# Task requirements
Give only the number of lines in the data that include the string "with".

Part of a data file:
+ + + + + + +

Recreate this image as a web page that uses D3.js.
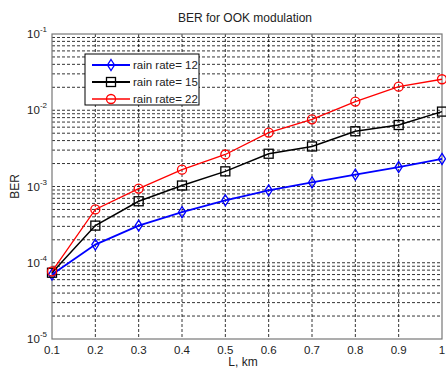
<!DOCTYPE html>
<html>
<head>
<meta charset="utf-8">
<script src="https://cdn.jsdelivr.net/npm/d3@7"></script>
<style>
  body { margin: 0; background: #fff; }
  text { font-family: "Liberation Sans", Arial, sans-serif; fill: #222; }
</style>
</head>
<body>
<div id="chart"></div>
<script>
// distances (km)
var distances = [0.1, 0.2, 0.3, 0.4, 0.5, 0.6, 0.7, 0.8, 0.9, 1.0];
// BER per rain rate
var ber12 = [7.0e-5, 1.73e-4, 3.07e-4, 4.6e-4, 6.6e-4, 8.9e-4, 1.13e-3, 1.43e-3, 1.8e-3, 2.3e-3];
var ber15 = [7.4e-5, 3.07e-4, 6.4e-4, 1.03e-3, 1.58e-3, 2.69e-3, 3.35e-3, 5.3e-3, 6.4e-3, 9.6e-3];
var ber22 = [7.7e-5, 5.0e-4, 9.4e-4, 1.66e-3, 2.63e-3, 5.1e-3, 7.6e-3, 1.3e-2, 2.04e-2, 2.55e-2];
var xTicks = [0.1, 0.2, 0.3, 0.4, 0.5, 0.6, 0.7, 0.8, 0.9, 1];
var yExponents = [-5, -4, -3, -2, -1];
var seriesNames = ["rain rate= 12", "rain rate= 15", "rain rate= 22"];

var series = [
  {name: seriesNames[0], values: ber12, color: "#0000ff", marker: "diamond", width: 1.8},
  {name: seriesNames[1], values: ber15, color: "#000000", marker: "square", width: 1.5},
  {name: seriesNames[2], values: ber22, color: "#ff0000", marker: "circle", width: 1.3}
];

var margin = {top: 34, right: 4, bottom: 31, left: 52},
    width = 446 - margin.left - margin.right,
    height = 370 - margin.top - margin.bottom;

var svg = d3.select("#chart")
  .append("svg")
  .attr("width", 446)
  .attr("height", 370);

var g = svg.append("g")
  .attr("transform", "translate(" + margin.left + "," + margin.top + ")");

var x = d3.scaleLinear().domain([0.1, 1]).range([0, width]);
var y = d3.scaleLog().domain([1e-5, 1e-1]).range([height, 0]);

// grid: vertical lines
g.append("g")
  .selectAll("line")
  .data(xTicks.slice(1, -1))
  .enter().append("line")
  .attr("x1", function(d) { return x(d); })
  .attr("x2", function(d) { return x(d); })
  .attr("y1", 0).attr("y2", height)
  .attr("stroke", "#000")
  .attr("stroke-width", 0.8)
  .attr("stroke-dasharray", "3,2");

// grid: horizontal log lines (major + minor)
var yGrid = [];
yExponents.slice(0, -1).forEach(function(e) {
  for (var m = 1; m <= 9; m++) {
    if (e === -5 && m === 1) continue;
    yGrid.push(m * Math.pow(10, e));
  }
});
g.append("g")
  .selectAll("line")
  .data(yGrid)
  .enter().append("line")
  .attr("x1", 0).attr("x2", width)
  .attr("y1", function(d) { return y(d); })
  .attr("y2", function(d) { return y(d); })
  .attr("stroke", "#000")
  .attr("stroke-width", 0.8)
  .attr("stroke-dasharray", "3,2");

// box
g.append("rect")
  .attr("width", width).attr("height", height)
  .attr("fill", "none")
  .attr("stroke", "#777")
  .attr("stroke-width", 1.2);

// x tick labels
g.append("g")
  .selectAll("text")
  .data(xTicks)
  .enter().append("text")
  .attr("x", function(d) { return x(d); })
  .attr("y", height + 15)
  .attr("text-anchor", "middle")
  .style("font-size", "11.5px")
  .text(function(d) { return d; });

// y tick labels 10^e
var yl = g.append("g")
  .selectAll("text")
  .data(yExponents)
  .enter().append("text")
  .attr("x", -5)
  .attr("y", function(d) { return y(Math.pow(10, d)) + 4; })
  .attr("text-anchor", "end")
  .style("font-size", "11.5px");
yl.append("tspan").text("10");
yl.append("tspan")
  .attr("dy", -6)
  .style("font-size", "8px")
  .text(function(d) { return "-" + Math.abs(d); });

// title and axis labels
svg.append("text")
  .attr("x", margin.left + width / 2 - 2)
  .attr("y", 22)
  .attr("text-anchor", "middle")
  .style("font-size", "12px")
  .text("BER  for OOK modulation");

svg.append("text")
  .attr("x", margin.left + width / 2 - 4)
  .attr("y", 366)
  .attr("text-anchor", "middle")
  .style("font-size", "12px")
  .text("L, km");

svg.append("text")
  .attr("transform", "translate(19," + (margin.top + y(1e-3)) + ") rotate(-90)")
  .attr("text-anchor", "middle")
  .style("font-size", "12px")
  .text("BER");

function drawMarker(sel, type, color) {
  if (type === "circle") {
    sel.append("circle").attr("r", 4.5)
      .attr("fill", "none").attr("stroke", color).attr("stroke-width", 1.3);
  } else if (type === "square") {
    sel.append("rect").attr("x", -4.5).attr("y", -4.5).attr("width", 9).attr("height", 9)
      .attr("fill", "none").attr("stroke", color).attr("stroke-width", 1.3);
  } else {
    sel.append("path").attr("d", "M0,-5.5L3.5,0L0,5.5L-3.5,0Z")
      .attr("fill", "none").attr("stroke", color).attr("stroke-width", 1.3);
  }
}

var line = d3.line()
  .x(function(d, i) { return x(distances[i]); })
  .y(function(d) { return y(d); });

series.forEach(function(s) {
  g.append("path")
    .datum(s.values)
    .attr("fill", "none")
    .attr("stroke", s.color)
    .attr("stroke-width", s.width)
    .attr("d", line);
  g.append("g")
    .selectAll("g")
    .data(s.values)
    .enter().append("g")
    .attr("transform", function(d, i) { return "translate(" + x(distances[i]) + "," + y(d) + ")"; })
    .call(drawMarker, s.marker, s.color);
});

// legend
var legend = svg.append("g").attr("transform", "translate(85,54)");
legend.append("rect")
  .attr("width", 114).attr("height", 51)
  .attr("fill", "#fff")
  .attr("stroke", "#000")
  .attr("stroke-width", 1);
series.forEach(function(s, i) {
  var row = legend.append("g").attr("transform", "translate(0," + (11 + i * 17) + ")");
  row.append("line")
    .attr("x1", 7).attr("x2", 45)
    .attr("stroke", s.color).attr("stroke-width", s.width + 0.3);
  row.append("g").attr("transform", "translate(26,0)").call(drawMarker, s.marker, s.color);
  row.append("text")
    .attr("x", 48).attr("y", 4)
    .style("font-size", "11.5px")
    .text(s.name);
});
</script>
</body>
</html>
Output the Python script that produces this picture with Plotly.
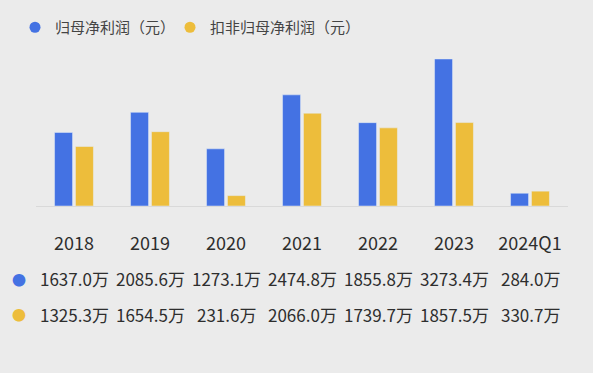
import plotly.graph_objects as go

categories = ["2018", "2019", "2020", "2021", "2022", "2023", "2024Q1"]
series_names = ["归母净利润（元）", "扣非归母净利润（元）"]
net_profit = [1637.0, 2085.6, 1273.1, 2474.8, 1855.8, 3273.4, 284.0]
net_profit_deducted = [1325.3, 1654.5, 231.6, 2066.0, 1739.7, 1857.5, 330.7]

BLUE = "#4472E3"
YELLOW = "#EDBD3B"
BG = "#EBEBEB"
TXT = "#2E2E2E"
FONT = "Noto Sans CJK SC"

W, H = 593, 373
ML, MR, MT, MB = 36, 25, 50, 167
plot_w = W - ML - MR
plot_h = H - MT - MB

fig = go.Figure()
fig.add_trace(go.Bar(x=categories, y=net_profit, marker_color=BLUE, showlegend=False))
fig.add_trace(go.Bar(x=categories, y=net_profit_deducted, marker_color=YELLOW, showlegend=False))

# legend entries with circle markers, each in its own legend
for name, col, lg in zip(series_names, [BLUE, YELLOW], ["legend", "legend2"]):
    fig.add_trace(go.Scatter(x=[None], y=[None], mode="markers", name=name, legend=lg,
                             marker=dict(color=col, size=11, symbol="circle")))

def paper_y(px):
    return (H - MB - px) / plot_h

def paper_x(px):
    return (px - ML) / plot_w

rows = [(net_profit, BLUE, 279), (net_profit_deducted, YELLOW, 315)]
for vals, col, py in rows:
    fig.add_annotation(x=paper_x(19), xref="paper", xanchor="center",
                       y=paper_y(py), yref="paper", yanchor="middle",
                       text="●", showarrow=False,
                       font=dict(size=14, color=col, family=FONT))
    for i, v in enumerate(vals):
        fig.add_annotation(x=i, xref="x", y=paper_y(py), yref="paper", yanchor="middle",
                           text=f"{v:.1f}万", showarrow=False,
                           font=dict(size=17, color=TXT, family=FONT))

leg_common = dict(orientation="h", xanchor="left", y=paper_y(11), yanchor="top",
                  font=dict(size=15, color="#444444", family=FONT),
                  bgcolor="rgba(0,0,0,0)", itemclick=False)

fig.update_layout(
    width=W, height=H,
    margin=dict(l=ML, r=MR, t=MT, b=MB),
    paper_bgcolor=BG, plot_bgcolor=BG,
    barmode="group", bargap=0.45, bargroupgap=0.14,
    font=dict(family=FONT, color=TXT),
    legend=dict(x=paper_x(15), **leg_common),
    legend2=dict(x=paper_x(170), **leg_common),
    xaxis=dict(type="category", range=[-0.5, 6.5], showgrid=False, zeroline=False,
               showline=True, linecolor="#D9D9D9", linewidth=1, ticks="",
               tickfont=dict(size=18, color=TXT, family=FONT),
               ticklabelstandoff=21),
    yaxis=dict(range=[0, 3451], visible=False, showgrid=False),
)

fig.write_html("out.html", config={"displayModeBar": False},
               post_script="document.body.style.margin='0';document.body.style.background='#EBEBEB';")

+ + + + + + +

# Answer to this task
2